Is there a big demand for US-style pickup trucks in the UK? Whenever I’ve seen traffic footage in the UK, I don’t recall having seen any.
Pickup trucks don’t make much sense for small crowded cities in Europe and Japan. Most families can’t afford to own two cars, so they just buy one car or minivan that can carry the whole family. (It’s not the cars themselves that are expensive, it’s the parking space as well as tax and gas.) Even if you are single, many of your friends may not own cars and you often end up having to carry 3 friends in your car. You don’t need to haul big things because anything that doesn’t fit into a car probably won’t fit in your house. Businesses usually use minivans, vans or trucks with the cab above the engine. American pickups aren’t a very efficient design - the big hood sticking out the front just makes the truck larger than necessary.
According to this news release (and assuming I understood them correctly), about 9,000 pickups were sold in the U.K. in 1999.

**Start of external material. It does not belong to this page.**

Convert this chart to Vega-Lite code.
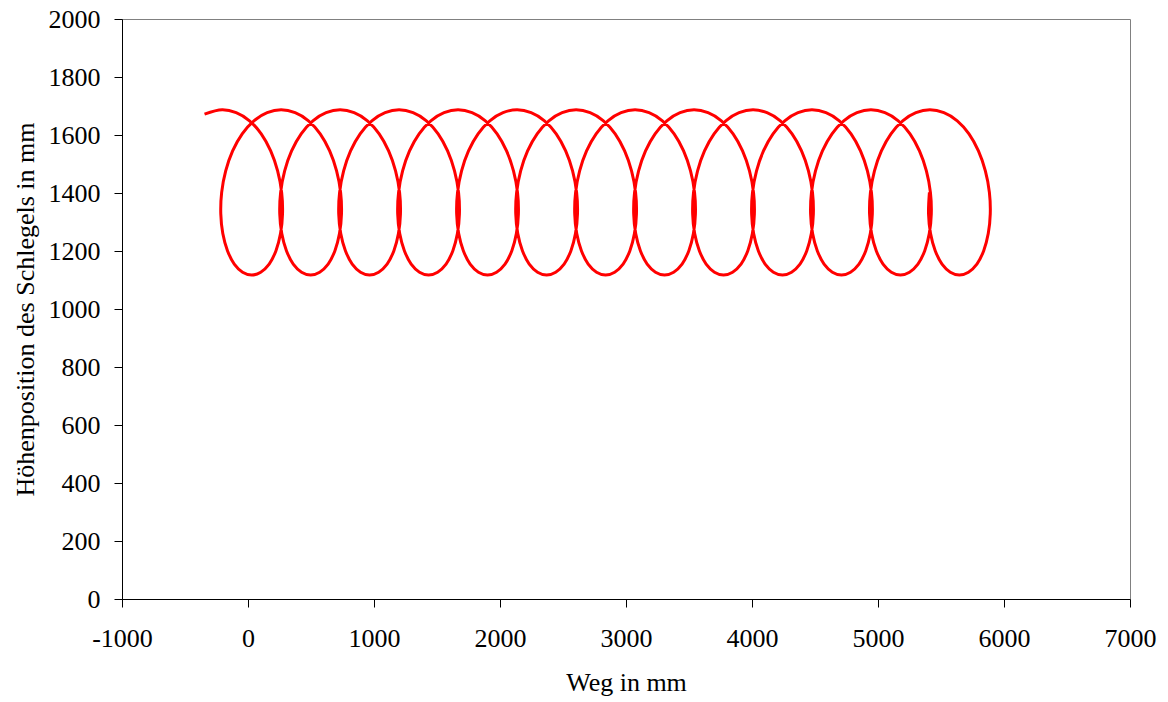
{
"$schema": "https://vega.github.io/schema/vega-lite/v6.json",
"width": 1008, "height": 580,
"autosize": {"type": "none"},
"padding": {"left": 122, "top": 19, "right": 38, "bottom": 103},
"background": "white",
"config": {"view": {"stroke": "#808080", "strokeWidth": 1}, "font": "Liberation Serif",
 "axis": {"grid": false, "domainColor": "#000", "tickColor": "#000", "labelColor": "#000", "titleColor": "#000", "labelFont": "Liberation Serif", "titleFont": "Liberation Serif", "labelFontSize": 26, "titleFontSize": 26, "titleFontWeight": "normal", "tickSize": 8}},
"data": {"values": [
{"i":0,"x":-345,"y":1672},
{"i":1,"x":-205,"y":1687},{"i":2,"x":-94,"y":1677},{"i":3,"x":12,"y":1649},{"i":4,"x":105,"y":1604},{"i":5,"x":180,"y":1545},{"i":6,"x":235,"y":1476},{"i":7,"x":267,"y":1402},{"i":8,"x":274,"y":1328},{"i":9,"x":258,"y":1260},{"i":10,"x":222,"y":1201},{"i":11,"x":168,"y":1155},{"i":12,"x":101,"y":1127},{"i":13,"x":29,"y":1117},{"i":14,"x":-43,"y":1127},{"i":15,"x":-109,"y":1155},{"i":16,"x":-163,"y":1201},{"i":17,"x":-200,"y":1260},{"i":18,"x":-216,"y":1328},{"i":19,"x":-209,"y":1402},{"i":20,"x":-177,"y":1476},{"i":21,"x":-122,"y":1545},{"i":22,"x":-46,"y":1604},{"i":23,"x":47,"y":1649},{"i":24,"x":152,"y":1677},
{"i":25,"x":263,"y":1687},{"i":26,"x":374,"y":1677},{"i":27,"x":480,"y":1649},{"i":28,"x":573,"y":1604},{"i":29,"x":648,"y":1545},{"i":30,"x":703,"y":1476},{"i":31,"x":735,"y":1402},{"i":32,"x":742,"y":1328},{"i":33,"x":726,"y":1260},{"i":34,"x":690,"y":1201},{"i":35,"x":636,"y":1155},{"i":36,"x":569,"y":1127},{"i":37,"x":497,"y":1117},{"i":38,"x":425,"y":1127},{"i":39,"x":359,"y":1155},{"i":40,"x":305,"y":1201},{"i":41,"x":268,"y":1260},{"i":42,"x":252,"y":1328},{"i":43,"x":259,"y":1402},{"i":44,"x":291,"y":1476},{"i":45,"x":346,"y":1545},{"i":46,"x":422,"y":1604},{"i":47,"x":515,"y":1649},{"i":48,"x":620,"y":1677},
{"i":49,"x":731,"y":1687},{"i":50,"x":842,"y":1677},{"i":51,"x":948,"y":1649},{"i":52,"x":1041,"y":1604},{"i":53,"x":1116,"y":1545},{"i":54,"x":1171,"y":1476},{"i":55,"x":1203,"y":1402},{"i":56,"x":1210,"y":1328},{"i":57,"x":1194,"y":1260},{"i":58,"x":1158,"y":1201},{"i":59,"x":1104,"y":1155},{"i":60,"x":1037,"y":1127},{"i":61,"x":965,"y":1117},{"i":62,"x":893,"y":1127},{"i":63,"x":827,"y":1155},{"i":64,"x":773,"y":1201},{"i":65,"x":736,"y":1260},{"i":66,"x":720,"y":1328},{"i":67,"x":727,"y":1402},{"i":68,"x":759,"y":1476},{"i":69,"x":814,"y":1545},{"i":70,"x":890,"y":1604},{"i":71,"x":983,"y":1649},{"i":72,"x":1088,"y":1677},
{"i":73,"x":1199,"y":1687},{"i":74,"x":1310,"y":1677},{"i":75,"x":1416,"y":1649},{"i":76,"x":1509,"y":1604},{"i":77,"x":1584,"y":1545},{"i":78,"x":1639,"y":1476},{"i":79,"x":1671,"y":1402},{"i":80,"x":1678,"y":1328},{"i":81,"x":1662,"y":1260},{"i":82,"x":1626,"y":1201},{"i":83,"x":1572,"y":1155},{"i":84,"x":1505,"y":1127},{"i":85,"x":1433,"y":1117},{"i":86,"x":1361,"y":1127},{"i":87,"x":1295,"y":1155},{"i":88,"x":1241,"y":1201},{"i":89,"x":1204,"y":1260},{"i":90,"x":1188,"y":1328},{"i":91,"x":1195,"y":1402},{"i":92,"x":1227,"y":1476},{"i":93,"x":1282,"y":1545},{"i":94,"x":1358,"y":1604},{"i":95,"x":1451,"y":1649},{"i":96,"x":1556,"y":1677},
{"i":97,"x":1667,"y":1687},{"i":98,"x":1778,"y":1677},{"i":99,"x":1884,"y":1649},{"i":100,"x":1977,"y":1604},{"i":101,"x":2052,"y":1545},{"i":102,"x":2107,"y":1476},{"i":103,"x":2139,"y":1402},{"i":104,"x":2146,"y":1328},{"i":105,"x":2130,"y":1260},{"i":106,"x":2094,"y":1201},{"i":107,"x":2040,"y":1155},{"i":108,"x":1973,"y":1127},{"i":109,"x":1901,"y":1117},{"i":110,"x":1829,"y":1127},{"i":111,"x":1763,"y":1155},{"i":112,"x":1709,"y":1201},{"i":113,"x":1672,"y":1260},{"i":114,"x":1656,"y":1328},{"i":115,"x":1663,"y":1402},{"i":116,"x":1695,"y":1476},{"i":117,"x":1750,"y":1545},{"i":118,"x":1826,"y":1604},{"i":119,"x":1919,"y":1649},{"i":120,"x":2024,"y":1677},
{"i":121,"x":2136,"y":1687},{"i":122,"x":2247,"y":1677},{"i":123,"x":2353,"y":1649},{"i":124,"x":2446,"y":1604},{"i":125,"x":2521,"y":1545},{"i":126,"x":2576,"y":1476},{"i":127,"x":2608,"y":1402},{"i":128,"x":2615,"y":1328},{"i":129,"x":2599,"y":1260},{"i":130,"x":2563,"y":1201},{"i":131,"x":2509,"y":1155},{"i":132,"x":2442,"y":1127},{"i":133,"x":2370,"y":1117},{"i":134,"x":2298,"y":1127},{"i":135,"x":2232,"y":1155},{"i":136,"x":2178,"y":1201},{"i":137,"x":2141,"y":1260},{"i":138,"x":2125,"y":1328},{"i":139,"x":2132,"y":1402},{"i":140,"x":2164,"y":1476},{"i":141,"x":2219,"y":1545},{"i":142,"x":2295,"y":1604},{"i":143,"x":2388,"y":1649},{"i":144,"x":2493,"y":1677},
{"i":145,"x":2604,"y":1687},{"i":146,"x":2715,"y":1677},{"i":147,"x":2821,"y":1649},{"i":148,"x":2914,"y":1604},{"i":149,"x":2989,"y":1545},{"i":150,"x":3044,"y":1476},{"i":151,"x":3076,"y":1402},{"i":152,"x":3083,"y":1328},{"i":153,"x":3067,"y":1260},{"i":154,"x":3031,"y":1201},{"i":155,"x":2977,"y":1155},{"i":156,"x":2910,"y":1127},{"i":157,"x":2838,"y":1117},{"i":158,"x":2766,"y":1127},{"i":159,"x":2700,"y":1155},{"i":160,"x":2646,"y":1201},{"i":161,"x":2609,"y":1260},{"i":162,"x":2593,"y":1328},{"i":163,"x":2600,"y":1402},{"i":164,"x":2632,"y":1476},{"i":165,"x":2687,"y":1545},{"i":166,"x":2763,"y":1604},{"i":167,"x":2856,"y":1649},{"i":168,"x":2961,"y":1677},
{"i":169,"x":3072,"y":1687},{"i":170,"x":3183,"y":1677},{"i":171,"x":3289,"y":1649},{"i":172,"x":3382,"y":1604},{"i":173,"x":3457,"y":1545},{"i":174,"x":3512,"y":1476},{"i":175,"x":3544,"y":1402},{"i":176,"x":3551,"y":1328},{"i":177,"x":3535,"y":1260},{"i":178,"x":3499,"y":1201},{"i":179,"x":3445,"y":1155},{"i":180,"x":3378,"y":1127},{"i":181,"x":3306,"y":1117},{"i":182,"x":3234,"y":1127},{"i":183,"x":3168,"y":1155},{"i":184,"x":3114,"y":1201},{"i":185,"x":3077,"y":1260},{"i":186,"x":3061,"y":1328},{"i":187,"x":3068,"y":1402},{"i":188,"x":3100,"y":1476},{"i":189,"x":3155,"y":1545},{"i":190,"x":3231,"y":1604},{"i":191,"x":3324,"y":1649},{"i":192,"x":3429,"y":1677},
{"i":193,"x":3540,"y":1687},{"i":194,"x":3651,"y":1677},{"i":195,"x":3757,"y":1649},{"i":196,"x":3850,"y":1604},{"i":197,"x":3925,"y":1545},{"i":198,"x":3980,"y":1476},{"i":199,"x":4012,"y":1402},{"i":200,"x":4019,"y":1328},{"i":201,"x":4003,"y":1260},{"i":202,"x":3967,"y":1201},{"i":203,"x":3913,"y":1155},{"i":204,"x":3846,"y":1127},{"i":205,"x":3774,"y":1117},{"i":206,"x":3702,"y":1127},{"i":207,"x":3636,"y":1155},{"i":208,"x":3582,"y":1201},{"i":209,"x":3545,"y":1260},{"i":210,"x":3529,"y":1328},{"i":211,"x":3536,"y":1402},{"i":212,"x":3568,"y":1476},{"i":213,"x":3623,"y":1545},{"i":214,"x":3699,"y":1604},{"i":215,"x":3792,"y":1649},{"i":216,"x":3897,"y":1677},
{"i":217,"x":4008,"y":1687},{"i":218,"x":4119,"y":1677},{"i":219,"x":4225,"y":1649},{"i":220,"x":4318,"y":1604},{"i":221,"x":4393,"y":1545},{"i":222,"x":4448,"y":1476},{"i":223,"x":4480,"y":1402},{"i":224,"x":4487,"y":1328},{"i":225,"x":4471,"y":1260},{"i":226,"x":4435,"y":1201},{"i":227,"x":4381,"y":1155},{"i":228,"x":4314,"y":1127},{"i":229,"x":4242,"y":1117},{"i":230,"x":4170,"y":1127},{"i":231,"x":4104,"y":1155},{"i":232,"x":4050,"y":1201},{"i":233,"x":4013,"y":1260},{"i":234,"x":3997,"y":1328},{"i":235,"x":4004,"y":1402},{"i":236,"x":4036,"y":1476},{"i":237,"x":4091,"y":1545},{"i":238,"x":4167,"y":1604},{"i":239,"x":4260,"y":1649},{"i":240,"x":4365,"y":1677},
{"i":241,"x":4476,"y":1687},{"i":242,"x":4587,"y":1677},{"i":243,"x":4693,"y":1649},{"i":244,"x":4786,"y":1604},{"i":245,"x":4861,"y":1545},{"i":246,"x":4916,"y":1476},{"i":247,"x":4948,"y":1402},{"i":248,"x":4955,"y":1328},{"i":249,"x":4939,"y":1260},{"i":250,"x":4903,"y":1201},{"i":251,"x":4849,"y":1155},{"i":252,"x":4782,"y":1127},{"i":253,"x":4710,"y":1117},{"i":254,"x":4638,"y":1127},{"i":255,"x":4572,"y":1155},{"i":256,"x":4518,"y":1201},{"i":257,"x":4481,"y":1260},{"i":258,"x":4465,"y":1328},{"i":259,"x":4472,"y":1402},{"i":260,"x":4504,"y":1476},{"i":261,"x":4559,"y":1545},{"i":262,"x":4635,"y":1604},{"i":263,"x":4728,"y":1649},{"i":264,"x":4833,"y":1677},
{"i":265,"x":4944,"y":1687},{"i":266,"x":5055,"y":1677},{"i":267,"x":5161,"y":1649},{"i":268,"x":5254,"y":1604},{"i":269,"x":5329,"y":1545},{"i":270,"x":5384,"y":1476},{"i":271,"x":5416,"y":1402},{"i":272,"x":5423,"y":1328},{"i":273,"x":5407,"y":1260},{"i":274,"x":5371,"y":1201},{"i":275,"x":5317,"y":1155},{"i":276,"x":5250,"y":1127},{"i":277,"x":5178,"y":1117},{"i":278,"x":5106,"y":1127},{"i":279,"x":5040,"y":1155},{"i":280,"x":4986,"y":1201},{"i":281,"x":4949,"y":1260},{"i":282,"x":4933,"y":1328},{"i":283,"x":4940,"y":1402},{"i":284,"x":4972,"y":1476},{"i":285,"x":5027,"y":1545},{"i":286,"x":5103,"y":1604},{"i":287,"x":5196,"y":1649},{"i":288,"x":5301,"y":1677},
{"i":289,"x":5412,"y":1687},{"i":290,"x":5523,"y":1677},{"i":291,"x":5629,"y":1649},{"i":292,"x":5722,"y":1604},{"i":293,"x":5797,"y":1545},{"i":294,"x":5852,"y":1476},{"i":295,"x":5884,"y":1402},{"i":296,"x":5891,"y":1328},{"i":297,"x":5875,"y":1260},{"i":298,"x":5839,"y":1201},{"i":299,"x":5785,"y":1155},{"i":300,"x":5718,"y":1127},{"i":301,"x":5646,"y":1117},{"i":302,"x":5574,"y":1127},{"i":303,"x":5508,"y":1155},{"i":304,"x":5454,"y":1201},{"i":305,"x":5417,"y":1260},{"i":306,"x":5401,"y":1328},{"i":307,"x":5408,"y":1402}
]},
"mark": {"type": "line", "color": "#FF0000", "strokeWidth": 3, "interpolate": "catmull-rom"},
"encoding": {
 "x": {"field": "x", "type": "quantitative", "scale": {"domain": [-1000, 7000], "nice": false, "zero": false},
   "axis": {"title": "Weg in mm", "values": [-1000,0,1000,2000,3000,4000,5000,6000,7000], "format": "d", "labelExpr": "replace(datum.label, '\u2212', '-')", "labelPadding": 18, "titlePadding": 18, "labelFlush": false}},
 "y": {"field": "y", "type": "quantitative", "scale": {"domain": [0, 2000], "nice": false, "zero": false},
   "axis": {"title": "Höhenposition des Schlegels in mm", "values": [0,200,400,600,800,1000,1200,1400,1600,1800,2000], "format": "d", "labelPadding": 14, "titlePadding": 10, "labelFlush": false}},
 "order": {"field": "i", "type": "quantitative"}
}
}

I’d guess the city of Dallas had sales higher than that, so I don’t think they’d qualify as popular in the U.K.
Because they’re prohibited from having a gun in the back window?
Snakeskin boots are hard to come by?
There are no real men in the UK?
Ok, I’ll stop now. Well, one more;
British men are smart enough to know they look real silly in a Stetson?
Side question;
How many pickup owners (in the US) routinely carry big stuff in the back?
Peace,
mangeorge
Like the air compressor, band saw and drill press that I need to unload in the morning, or are you thinking of something big, like the pallet of grass I loaded into my Ford Courier?
How many guys do you know who won’t put anything in the back of the truck for fear of scratching or dirtying it?
Worse yet, the guys who get protective liners and won’t put anything in the back for fear of SCRATCHING THE FREAKING LINER?
Ticks me off.
Supposedly, pickup trucks are big among Afrikaaners in South Africa – they’re called “bakkies” there.
Australia still manufactures a lot of El Camino-like cars with pickup beds.
Yep, they’re called utes.
Short for “Utility Vehicle” I guess. Very popular here in Darwin.
Pickup trucks are in use in the UK, but they are nowhere near as popular as vans like the Ford Transit.
My guesses for the reasons behind this would be:
Weather: A van keeps the (frequent)rain off those bags of cement and plaster in the back.
Security: For many van drivers, their vehicle is a mobile workshop, they are able to leave their tools inside, if they did this in a pickup, they would not be there in the morning.
Space: A pickup probably doesn’t quite meet the load capacity requirements of the average British tradesman (given that some of his loadspace may already be taken up with toolboxes etc).
I don’t have a cite for this handy, but I believe the pickup/ute is in fact an Australian invention (although the American SUV type pickup is just that - American. The Aussie ones are car-sized, and based on an equivalent sedan model).
The story goes that a farmer, back in the days of the Model T, wrote to Ford (Australia) saying, “what I really need is a vehicle which I can use on the farm during the week, and which is also acceptable to drive to church on Sunday.” Ford designed a “ute”, got the ok from its US parent, and started marketing them here. They were immensely popular, and the Americans and others started making them as well.
The few pick-ups you usually see around the UK seem to have hoods over the load section, with a wire mesh at the back end and a couple of sheepdogs guarding a bale of hay inside.
Occassionally you will see the Zapata moustachioed saddo with his obligatory rebel flag across the back window, maybe he’ll have a bootlace tie and silly shirt too.
As an image it just doesn’t work all that well in Upper Cumberworth or Barnsley.
Oh it’s hard being a cowboy in Rochdale
Cos the spur dont fit right on yer clogs…
I had noticed that the only pick-ups in Germany were the ones the American Army was zipping around in. German farmers had a dandy gadget that served the same purpose. It was a small tractor with a box on the front about half the size of a standard US half-ton pick-up box. Just the thing for a pile of beets or a half dozen bags of chicken feed or Ma and the kids. John Deere makes a four wheeler that is sort of the same idea–it is the car that carries injured football players off to the locker room.